Alan Arnold Griffith

Everest of fracture surface [By Kaspar Kallip (CC BY-SA 4.0), via Wikimedia Commons]

Some of you maybe aware that I hold the AA Griffith Chair of Structural Materials and Mechanics at the University of Liverpool.  I feel that some comment on this blog about Griffith’s seminal work is long overdue and so I am correcting that this week.  I wrote this piece for a step in week 4 of a five-week MOOC on Understanding Super Structures which will start on May 22nd, 2017.

Alan Arnold Griffith was a pioneer in fracture mechanics who studied mechanical engineering at the University of Liverpool at the beginning of the last century.  He earned a Bachelor’s degree, a Master’s degree and a PhD before moving to work for the Royal Aircraft Establishment, Farnborough in 1915.

He is famous for his study of failure in materials.  He observed that there were microscopic cracks or flaws in materials that concentrated the stress.  And he postulated that these cracks were the source of failure in a material.  He used strain energy concepts to analyse the circumstances in which a crack or flaw would propagate and cause failure of a component.  In order to break open a material, we need to separate adjacent atoms from one another, and break the bonds between them.  This requires a steady supply of energy to do the work required to separate one pair of atoms after another and break their bonds.  It’s a bit like unpicking a seam to let out your trousers when you’ve put on some weight.  You have to unpick each stitch and if you stop working the seam stays half undone.  In a material with a stress raiser or concentration, then the concentration is quite good at delivering stress and strain to the local area to separate atoms and break bonds.  This is fine when external work is being applied to the material so that there is a constant supply of new energy that can be used to break bonds.  But what about, if the supply of external energy dries up, then can the crack continue to grow?  Griffith concluded that in certain circumstances it could continue to grow.

He arrived at this conclusion by postulating that the energy required to propagate the crack was the work of fracture per unit length of crack, that’s the work needed to separate two atoms and break their bond.  Since atoms are usually distributed uniformly in a material, this energy requirement increases linearly with the length of the crack.  However, as the crack grows the material in its wake can no longer sustain any load because the free surface formed by the crack cannot react against a load to satisfy Newton’s Law.  The material in the wake of the crack relaxes, and gives up strain energy [see my post entitled ‘Slow down time to think (about strain energy)‘ on March 8th, 2017], which can be used to break more bonds at the crack tip.  Griffith postulated that the material in the wake of the crack tip would look like the wake from a ship, in other words it would be triangular, and so the strain energy released would proportional to area of the wake, which in turn would be related to the crack length squared.

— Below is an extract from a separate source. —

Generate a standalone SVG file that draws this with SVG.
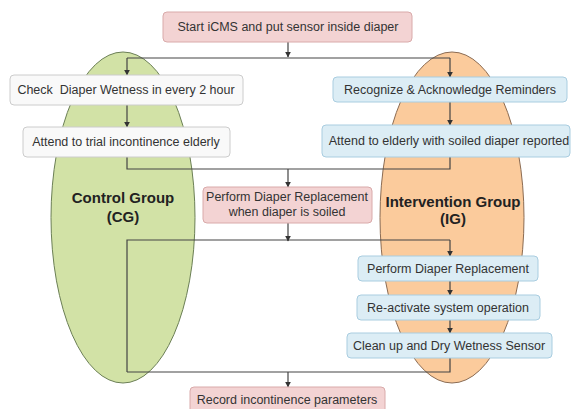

So, for a short crack, the energy requirement to extend the crack exceeds the strain energy released in its wake and the crack will be stable and stationary; but there is a critical crack length, at which the energy release is greater than the energy requirements, and the crack will grow spontaneously and rapidly leading to very sudden failure.

While I have followed James Gordon’s lucid explanation of Griffith’s theory and used a two-dimensional approach, Griffith actually did it in three-dimensions, using some challenging mathematics, and arrived at an expression for the critical length of crack. However, the conclusion is the same, that the critical length is related to the ratio of the work required for new surfaces and the stored strain energy released as the crack advances.  Griffith demonstrated his theory for glass and then others quickly demonstrated that it could be applied to a range of materials.

For instance, rubber can absorb a lot of strain energy and has a low work of fracture, so the critical crack length for spontaneous failure is very low, which is why balloons go pop when you stick a pin in them.  Nowadays, tyre blowouts are relatively rare because the rubber in a tyre is reinforced with steel cords that increase the work required to create new surfaces – it’s harder to separate the rubber because it’s held together by the cords.

By the way, James Gordon’s explanation of Griffith’s theory of fracture, which I mentioned, can be found in his seminal book: ‘Structures, or Why Things Don’t Fall Down’ published by Penguin Books Ltd in 1978.  The original work was published in the Proceedings of the Royal Society as ‘The Phenomena of Rupture and Flow in Solids’ by AA Griffith, February 26, 1920.

8 thoughts on “Alan Arnold Griffith

  1. Beverly Johnson

    I wonder if you will talk about bone in your MOOC. Some elderly people get spontaneous vertebral fractures. Also, for the most part our bones as structures do a good job of not fracturing under ordinary stresses and strains.